Do mesmo jeito que o autor fala no "estudo da The Economist" —o mesmo em que seus autores deixam claro, ao final do documento, que não podem assegurar que os resultados estão efetivamente corretos —e omite o estudo da Consultoria GO Associados, que aponta que a proibição da publicidade de itens infantis causaria impacto econômico de mais de R$ 35 bilhões, o autor fala em ECA, CDC e Constituição, mas omite os próprios ECA, CDC e Constituição, além da Lei de Liberdade Econômica, todos a garantir ao anunciante a possibilidade de comunicar seus produtos e serviços, ainda que consumidos por crianças, sempre de maneira lícita e ética, seguindo as boas práticas na publicidade.
As entidades defendidas no artigo estão com temor da regulação da Senacon porque ela representa uma perda no terreno por elas ganhado ao longo de mais de dez anos: relativiza a malfadada e inconstitucional e ilegal Resolução 163 do Conanda, o equivocado discurso da proibição pelo STJ, a errônea interpretação que ECA, CDC e Constituição proíbem a "publicidade infantil". E, para isso, o articulista abre um arsenal de impropriedades e equívocos.
É óbvio que a ausência de programação infantil na TV aberta, que é financiada por publicidade, caiu deveras em função da crença dissuadida pelos setores da sociedade civil que pregam que a "publicidade infantil" é proibida —nesse sentido, hoje, esse pessoal prova do mesmo veneno que aplicou.
Anunciantes não queriam mais receber cartas ameaçadoras e pararam de anunciar; sem verba, a produção parou de ser financiada.

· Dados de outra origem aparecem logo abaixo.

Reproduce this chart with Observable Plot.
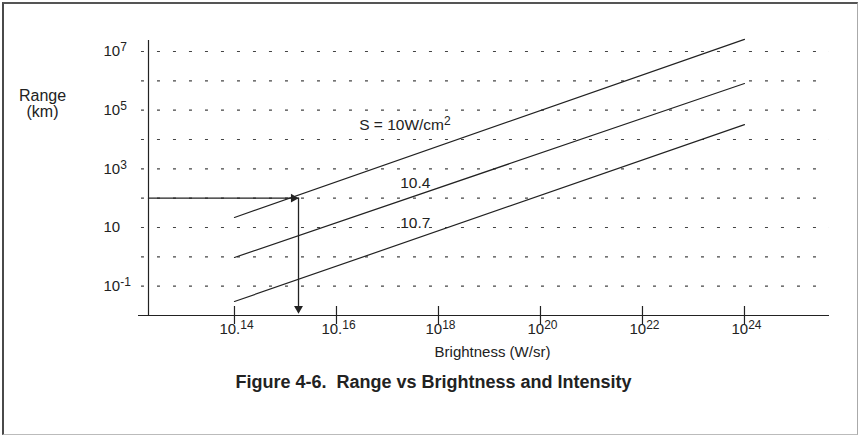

É tão difícil compreender esse raciocínio? O ministro Sérgio Moro está certo, a programação infantil sumiu da TV aberta porque não há publicidade, isso em função da ação dos mesmos que hoje bradam por uma ilegalidade que não existe.
Por fim, é interessante saber de que época exatamente o articulista falava quando havia desenhos sem publicidade sábado de manhã. Não consta que não havia publicidade de brinquedos, roupas infantis, papelaria, acessórios para crianças e toda uma gama de licenciamento dos apresentadores nos intervalos de programas como o Xou da Xuxa, Mara Maravilha, Balão Mágico, TV Colosso, entre outros. Seria interessante se o articulista provasse o que alegou.
De sua parte, a ABRAL continua com sua missão de disseminar as melhores práticas nesse campo, por intermédio da educação no setor onde atua. Faz isso pela crença de que a comunicação responsável colabora com o desenvolvimento da sociedade, em um ambiente saudável e dinâmico. Na defesa da liberdade e da norma.